Country Forecast Japan April 2018 Updater

  • April 2018 •
  • Report ID: 469249 •
  • Format: PDF


  • The Economist Intelligence Unit expects the Liberal Democratic Party (LDP)-Komeito governing coalition to serve a full term, which expires in 2021, and to remain dominant in that year and beyond 2022. However, the possibility of the prime minister, Shinzo Abe, securing a third term as the leader of the LDP in September 2018, is threatened by political scandals.
  • The rapidly changing diplomatic situation around North Korea will force Japan to step up its co-ordination efforts with the US, but also to increase its security co-operation with South Korea. This is, however, unlikely to lead to broader improvement in diplomatic relations between South Korea and Japan, owing to historical issues.
  • The government will continue to pursue the broad thrust of its economic revival agenda in 2018-22. This will enable Japan to extend its span of economic growth, which by 2020 will have recorded its longest phase of expansion since the 1980s.
  • Structural reforms will prove increasingly vital in the light of the limits of stimulatory fiscal and monetary policy. We expect the government to succeed in implementing reforms in some areas, such as the electricity sector and corporate governance, but these will do little to boost GDP growth over the medium term.
  • We do not expect the Bank of Japan (BOJ, the central bank) to achieve its 2% core inflation target in 2018-22. However, amid a sustained pick-up in economic activity and concerns over dwindling liquidity in the bond market, we believe that the BOJ will move towards tapering its quantitative easing programme from 2019, and to "normalise" its policy settings thereafter.

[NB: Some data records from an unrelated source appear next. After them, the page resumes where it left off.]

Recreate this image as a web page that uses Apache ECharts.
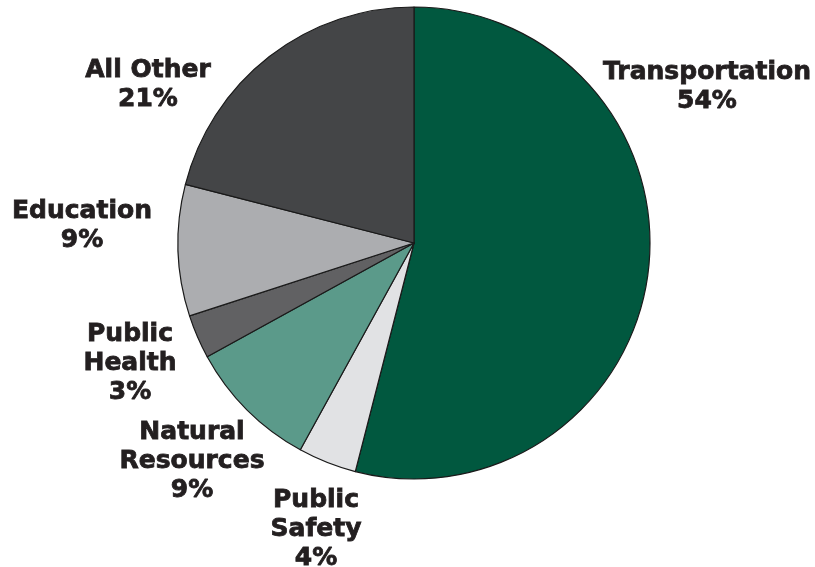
<!DOCTYPE html>
<html><head><meta charset="utf-8">
<script src="https://cdn.jsdelivr.net/npm/echarts@6/dist/echarts.min.js"></script>
<style>html,body{margin:0;padding:0;background:#fff}#c{width:815px;height:567px}</style>
</head><body><div id="c"></div>
<script>
const categories = ["Transportation", "Public\nSafety", "Natural\nResources", "Public\nHealth", "Education", "All Other"];
const values = [54, 4, 9, 3, 9, 21];
const colors = ["#01583f", "#e1e2e4", "#5b9a8a", "#616163", "#acadb0", "#444547"];
// label anchor points (layout only)
const labelAnchors = [[707, 87], [316, 529], [192, 461], [130, 363], [82, 226], [148, 85]];

const chart = echarts.init(document.getElementById('c'), null, {renderer: 'canvas'});
chart.setOption({
  animation: false,
  series: [{
    type: 'pie',
    center: [414, 243],
    radius: [0, 236],
    startAngle: 90,
    clockwise: true,
    avoidLabelOverlap: false,
    itemStyle: {borderColor: '#1a1a1a', borderWidth: 1.2},
    label: {
      show: true,
      position: 'outside',
      formatter: p => p.name + '\n' + p.value + '%',
      fontFamily: 'DejaVu Sans',
      fontWeight: 'bold',
      fontSize: 25,
      lineHeight: 29,
      color: '#231f20',
      textBorderColor: '#231f20',
      textBorderWidth: 0.8,
      align: 'center'
    },
    labelLine: {show: false},
    labelLayout: p => ({x: labelAnchors[p.dataIndex][0], y: labelAnchors[p.dataIndex][1], align: 'center', verticalAlign: 'middle'}),
    emphasis: {disabled: true},
    data: categories.map((c, i) => ({name: c, value: values[i], itemStyle: {color: colors[i]}}))
  }]
});
</script></body></html>
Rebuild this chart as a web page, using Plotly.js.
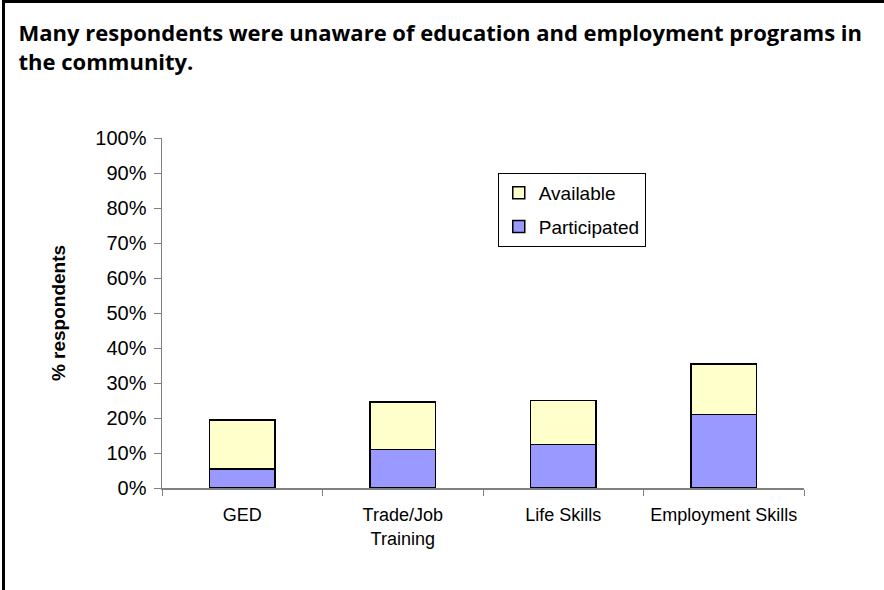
<!DOCTYPE html>
<html>
<head>
<meta charset="utf-8">
<script src="https://cdn.plot.ly/plotly-3.0.1.min.js"></script>
<style>
  body { margin: 0; padding: 0; background: #fff; }
  #wrap { position: relative; width: 884px; height: 590px; }
  #chart { width: 884px; height: 590px; }
  #frame { position: absolute; left: 2px; top: 0; width: 882px; height: 590px;
           border-left: 3px solid #000; border-top: 3px solid #000; box-sizing: border-box; pointer-events: none; }
</style>
</head>
<body>
<div id="wrap">
  <div id="chart"></div>
  <div id="frame"></div>
</div>
<script>
// Data (percent of respondents)
const categories = ["GED", "Trade/Job<br>Training", "Life Skills", "Employment Skills"];
const participated = [5.4, 11.0, 12.5, 21.0];
const availableOnly = [14.0, 13.6, 12.5, 14.5]; // stacked segment above "Participated"
const yTickValues = [0, 10, 20, 30, 40, 50, 60, 70, 80, 90, 100];
const yTickLabels = ["0%", "10%", "20%", "30%", "40%", "50%", "60%", "70%", "80%", "90%", "100%"];

const axisFont = { family: "Arial, 'Liberation Sans', sans-serif", color: "#000" };

const traces = [
  {
    type: "bar", name: "Participated", x: categories, y: participated,
    legendrank: 2, legendgroup: "p",
    marker: { color: "#9999FF", line: { color: "#000", width: 1.5 } },
    hoverinfo: "skip"
  },
  {
    type: "bar", name: "Available", x: categories, y: availableOnly,
    legendrank: 1, legendgroup: "a",
    marker: { color: "#FFFFCC", line: { color: "#000", width: 1.5 } },
    hoverinfo: "skip"
  }
];

const layout = {
  width: 884, height: 590,
  paper_bgcolor: "#fff", plot_bgcolor: "#fff",
  margin: { l: 162, r: 80, t: 138, b: 102, autoexpand: false },
  barmode: "stack",
  bargap: 0.59,
  showlegend: true,
  title: {
    text: "Many respondents were unaware of education and employment programs in<br>the community.",
    font: { family: "'Open Sans', Lato, sans-serif", size: 22, color: "#000", weight: "bold" },
    x: 0.021, xanchor: "left", xref: "container",
    y: 0.93, yanchor: "top", yref: "container"
  },
  xaxis: {
    type: "category",
    tickfont: Object.assign({ size: 18 }, axisFont),
    tickangle: 0,
    showline: true, linecolor: "#808080", linewidth: 1.5,
    ticks: "outside", tickson: "boundaries", ticklen: 6, tickcolor: "#808080",
    ticklabelstandoff: 10,
    showgrid: false, zeroline: false, fixedrange: true
  },
  yaxis: {
    range: [0, 100],
    tickmode: "array", tickvals: yTickValues, ticktext: yTickLabels,
    tickfont: Object.assign({ size: 20 }, axisFont),
    showline: true, linecolor: "#808080", linewidth: 1.5,
    ticks: "outside", ticklen: 7, tickcolor: "#808080",
    ticklabelstandoff: 3,
    showgrid: false, zeroline: false, fixedrange: true,
    title: {
      text: "<b>% respondents</b>",
      font: { family: "Arial, 'Liberation Sans', sans-serif", size: 19, color: "#000" },
      standoff: 24
    }
  },
  legend: {
    x: 0.523, xanchor: "left", y: 0.9, yanchor: "top",
    bgcolor: "#fff", bordercolor: "#000", borderwidth: 1,
    font: { family: "Arial, 'Liberation Sans', sans-serif", size: 19, color: "#000" },
    traceorder: "grouped", tracegroupgap: 6,
    itemwidth: 30
  }
};

Plotly.newPlot("chart", traces, layout, { staticPlot: true, displayModeBar: false });
</script>
</body>
</html>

The policy interest rate will, nevertheless, remain at -0.1% until 2020, before the central bank guides it to slightly above zero in 2021-22.
  • We forecast that real GDP will expand by an annual average of 1.2% in 2018-22, down from 1.3% in 2013-17. Demographic factors will act as a key impediment to a more rapid rate of economic expansion.
  • Japan will post a current-account surplus equivalent to 4.7% of GDP on average in 2018-22. The primary income account will continue to record surpluses over the forecast period.